Afin de déterminer le montant de la part spécifique et le taux de la part proportionnelle, on prend comme référence les cigarettes de la classe de prix la plus demandée, soit à l'heure actuelle la Marlboro, vendue à 5 euros.

Le montant du droit de consommation qui est applicable aux cigarettes vendues à 5 euros est déterminé globalement en appliquant le seul taux normal du droit, actuellement de 64 %, à leur prix de vente au détail .

Pour les cigarettes dont le prix de vente par paquet de 20 cigarettes n'est pas égal à 5 euros, le droit de consommation se compose d'une part spécifique égale à 7,5 % de la charge fiscale totale afférente aux cigarettes de la classe de prix la plus demandée, et d'une part proportionnelle.

Le montant total du droit de consommation (part proportionnelle + part spécifique) ne peut être inférieur à un minimum de perception, actuellement fixé à 128 euros pour 1.000 unités.

Le droit de consommation applicable aux autres produits (cigares, tabacs fine coupe destinés à rouler les cigarettes, autres tabacs à fumer, tabacs à priser, tabacs à mâcher) est uniquement proportionnel au prix de vente au détail.

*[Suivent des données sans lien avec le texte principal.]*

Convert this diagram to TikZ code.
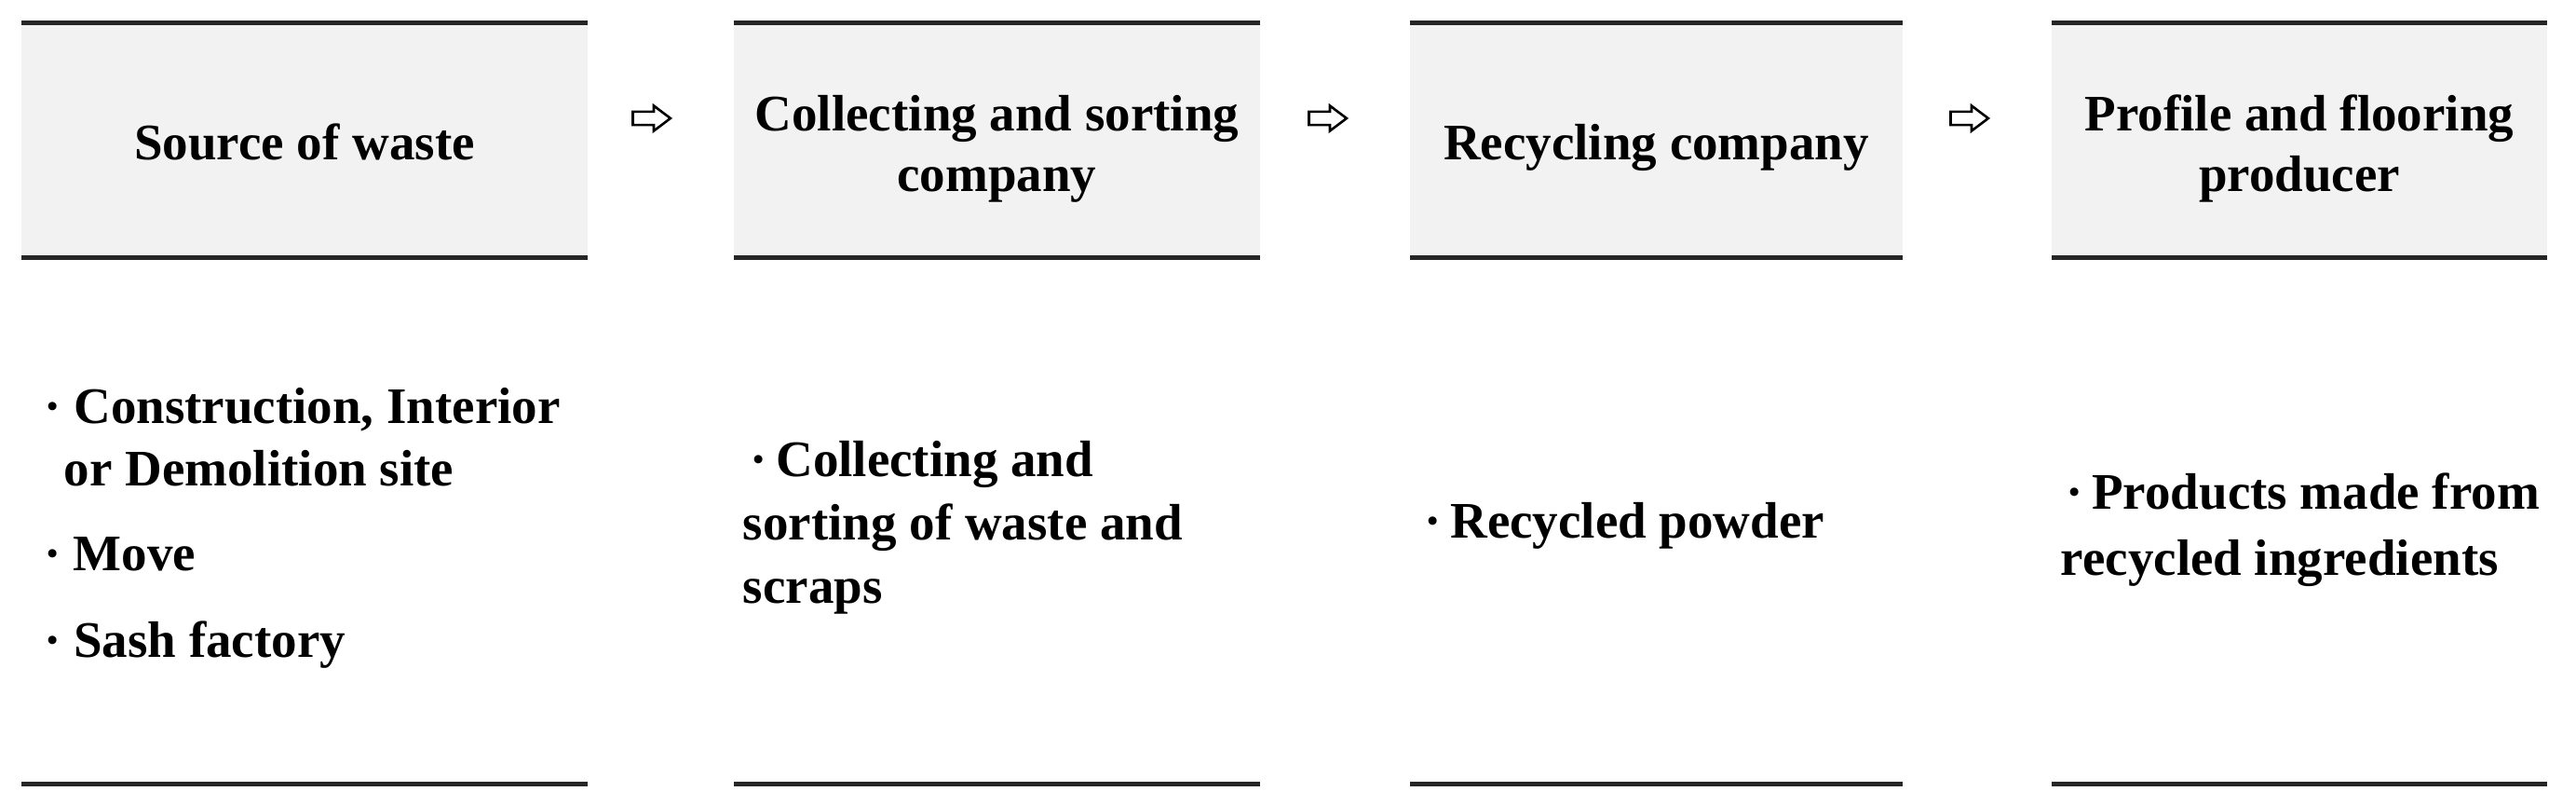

Des minima de perception fixés par 1.000 unités ou 1.000 grammes sont également applicables aux cigares (89 euros), aux tabacs fine coupe destinés à rouler les cigarettes (75 euros) et aux autres tabacs à fumer (60 euros).

Les taux normaux actuellement fixés par l'article 575 A du code général des impôts sont les suivants :

Groupes de produits

Taux normal actuel en %

Cigarettes

64

Cigares

27,57

Tabacs fine coupe destinés à rouler les cigarettes

58,57

Autres tabacs à fumer

52,42

Tabacs à priser

45,57

Tabacs à mâcher

32,17

La référence à la notion de « détention à des fins commerciales » disparaît dans le cas visé par le présent article , ce que confirme le 2° du présent article, qui réécrit le 4° du 2 du I de l'article 302 D du code général des impôts afin de prévoir que l'impôt est dû, dans les cas mentionnés au 4° du 1 du I du même article, par « la personne qui détient ces produits », en supprimant l'expression « à des fins commerciales en France ». Le seul élément restant à prouver sera donc que les tabacs introduits en France en provenance de l'un des huit États concernés ont été « acquis aux conditions du marché intérieur de ces États membres ».

Le deuxième alinéa du 1° de cet article prévoit toutefois que ces dispositions s'appliquent uniquement à titre transitoire, jusqu'à la fin de la période dérogatoire accordée aux nouveaux Etats membres, selon les modalités fixées par le tableau suivant :

III. LES MODIFICATIONS APPORTÉES PAR L'ASSEMBLÉE NATIONALE

L'Assemblée nationale a modifié, sur proposition de notre collègue député Gilles Carrez, rapporteur général du budget, la date de fin de la période dérogatoire obtenue par la Lituanie, en la ramenant du 31 décembre 2009 au 31 décembre 2008, conformément aux dispositions prévues par le 2 du 8 de l'annexe IX au traité d'adhésion, et a apporté une modification rédactionnelle.

IV. LA POSITION DE VOTRE COMMISSION DES FINANCES

Compte tenu de la différence de prix de vente au détail des tabacs, la modification autorisée par le présent article, autorisée par le droit communautaire, paraît opportune.

Dès lors que le présent article ne crée aucune contrainte supplémentaire pour les personnes en provenance des nouveaux États membres concernés par ce dispositif, il ne présente pas de risque d'entraver le bon fonctionnement du marché intérieur, et répond donc aux exigences communautaires.

La portée réelle de cette mesure, en dehors de son effet psychologique, dépendra toutefois des contrôles qui seront menés par les services des douanes.

Décision de la commission : votre commission vous propose d'adopter cet article sans modification.

* 205 Règlement (CEE) n° 1315/88 du Conseil du 3 mai 1988 modifiant le règlement (CEE) n° 2658/87 relatif à la nomenclature tarifaire et statistique et au tarif douanier commun et le règlement (CEE) n° 918/83 relatif à l'établissement du régime communautaire des franchises douanières.